Non-physiological motion is due to patient movement during the scan and can lead to unsatisfactory images affecting the entire series (Coulthard and Potterton 2000). Claustrophobia and patient anxiety remain the major contributors of this artifact, which are more commonly encountered in the geriatric age group due to different grades of senility. Patient motion can be reduced by assuring optimum patient comfort. This can be obtained by explaining the study to the patient, reassuring the patient before the examination, appropriate positioning with comfortable arm and head rests, optimizing examination time, providing sedatives, using physical restraints (straps), providing earplugs and blankets, and communication with the patient throughout the study as and when required (Rausch and Hendrick 2006).

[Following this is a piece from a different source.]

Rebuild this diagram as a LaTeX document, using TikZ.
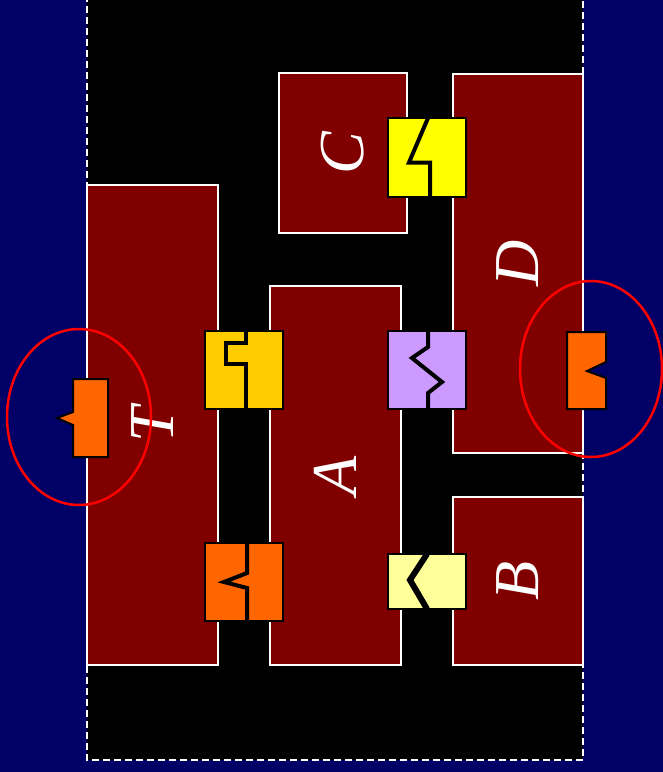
\documentclass[tikz,border=0pt]{standalone}
\usepackage{fontspec}
\setmainfont{Liberation Serif}
\definecolor{navybg}{RGB}{0,0,102}
\definecolor{boxred}{RGB}{128,0,0}
\definecolor{cyellow}{RGB}{255,255,0}
\definecolor{cgold}{RGB}{255,204,0}
\definecolor{cpurple}{RGB}{204,153,255}
\definecolor{corange}{RGB}{255,102,0}
\definecolor{clight}{RGB}{255,255,153}
\begin{document}
\begin{tikzpicture}[x=1pt,y=-1pt,
  compbox/.style={draw=white, line width=1.5pt, fill=boxred, inner sep=0pt,
    text=white, font=\fontsize{64}{64}\selectfont\itshape},
  conbox/.style={draw=black, line width=2pt, inner sep=0pt, minimum width=78pt},
  splitline/.style={draw=black, line width=4pt, line join=miter},
  portshape/.style={draw=black, line width=2pt, fill=corange, line join=miter},
  focus/.style={draw=red, line width=2.5pt}]
\useasboundingbox (0,0) rectangle (663,772);
\fill[navybg] (0,0) rectangle (663,772);
\fill[black] (87,-5) rectangle (583,760);
\draw[white, line width=1.5pt, dash pattern=on 7pt off 4pt] (87,-5) -- (87,760) -- (583,760) -- (583,-5);

% components
\node[compbox, minimum width=131pt, minimum height=480pt] (T) at (152.5,425) {\rotatebox{90}{T}};
\node[compbox, minimum width=128pt, minimum height=160pt] (C) at (343,153) {\rotatebox{90}{C}};
\node[compbox, minimum width=130pt, minimum height=379pt] (D) at (518,263.5) {\rotatebox{90}{D}};
\node[compbox, minimum width=131pt, minimum height=379pt] (A) at (335.5,475.5) {\rotatebox{90}{A}};
\node[compbox, minimum width=130pt, minimum height=168pt] (B) at (518,581) {\rotatebox{90}{B}};

% connectors
\node[conbox, fill=cyellow, minimum height=79pt] (cd) at (427,157.5) {};
\begin{scope}[shift={(cd.center)}]
  \draw[splitline] (1,-39.5) -- (-18,5) -- (3,5) -- (3,39.5);
\end{scope}

\node[conbox, fill=cgold, minimum height=78pt] (ta) at (244,370) {};
\begin{scope}[shift={(ta.center)}]
  \draw[splitline] (2,-39) -- (2,-27) -- (-18,-27) -- (-18,-6) -- (2,-6) -- (2,39);
\end{scope}

\node[conbox, fill=cpurple, minimum height=78pt] (ad) at (427,370) {};
\begin{scope}[shift={(ad.center)}]
  \draw[splitline] (1,-39) -- (1,-23) -- (-15,-12) -- (15,12) -- (1,23) -- (1,39);
\end{scope}

\node[conbox, fill=corange, minimum height=78pt] (tb) at (244,582) {};
\begin{scope}[shift={(tb.center)}]
  \draw[splitline] (3,-39) -- (3,-9) -- (-20,0) -- (3,6) -- (3,39);
\end{scope}

\node[conbox, fill=clight, minimum height=55pt] (ab) at (427,581.5) {};
\begin{scope}[shift={(ab.center)}]
  \draw[black, line width=6pt, line join=miter] (0,-27.5) -- (-17,-1.5) -- (0,27.5);
\end{scope}

% ports
\draw[portshape] (108,379) -- (73,379) -- (73,412) -- (57,418) -- (73,425) -- (73,457) -- (108,457) -- cycle;
\draw[portshape] (567,332) -- (606,332) -- (606,362) -- (587,371) -- (606,378) -- (606,409) -- (567,409) -- cycle;

% highlight ellipses
\draw[focus] (79,417) ellipse [x radius=72pt, y radius=88pt];
\draw[focus] (591,369) ellipse [x radius=71pt, y radius=88pt];
\end{tikzpicture}
\end{document}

Misregistration artifact is a type of motion artifact specific to subtraction imaging used in interpretation of breast MR images. This artifact is encountered when there is movement between the pre- and post-contrast image data sets to be subtracted (i.e., contrast-enhanced T1-weighted and non-enhanced T1-weighted image subtraction image). Edge artifact is a term used to describe the color mapping artifact caused by subtle misregistration that occurs in computer-aided detection. This artifact is identified as a mass appearance in a single section of one plane, but reformatted multiplanar images demonstrate no mass. The edge of the fat–parenchyma interface is color mapped in a planar fashion.

Ferromagnetic metals (such as iron, nickel, cobalt) cause severe inhomogeneity in the magnetic field. Metallic objects, including biopsy clips, jewelry, snaps on clothing, or imaging equipment on or near the patient, can interfere with the main magnetic field, resulting in metallic artifacts. The metallic object is devoid of mobile protons and hence does not emit a MR signal. However, the induced fixed heterogeneities of the magnetic field cause additional artifacts around the metallic object, resulting in a local signal intensity void in the vicinity of the metal (Haydee Ojeda-Fournier et al. 2007), often with a surrounding area of high signal intensity and image distortion. Similar but less prominent effects are seen due to the varying magnetic susceptibility of different tissues, such as bone and soft tissue. The size of the susceptibility artifact is dependent on the size and composition of the metallic object.

Surgical clips (Fig. 19.21a–d) and percutaneous biopsy clips may cause considerable distortion. If extensive, the artifact could preclude diagnosis of local recurrence at the lumpectomy site. On the other hand, signal intensity void from percutaneous biopsy clips may help confirm the biopsy location (Genson et al. 2007). MRI is sensitive for detection of metallic susceptibility artifacts, even when no metal is perceptible at mammography, due to the deposition of tiny metal fragments from the core needle biopsy or from devices used during surgery (Finder et al. 1998; Haigh et al. 2000a; Genson et al. 2007).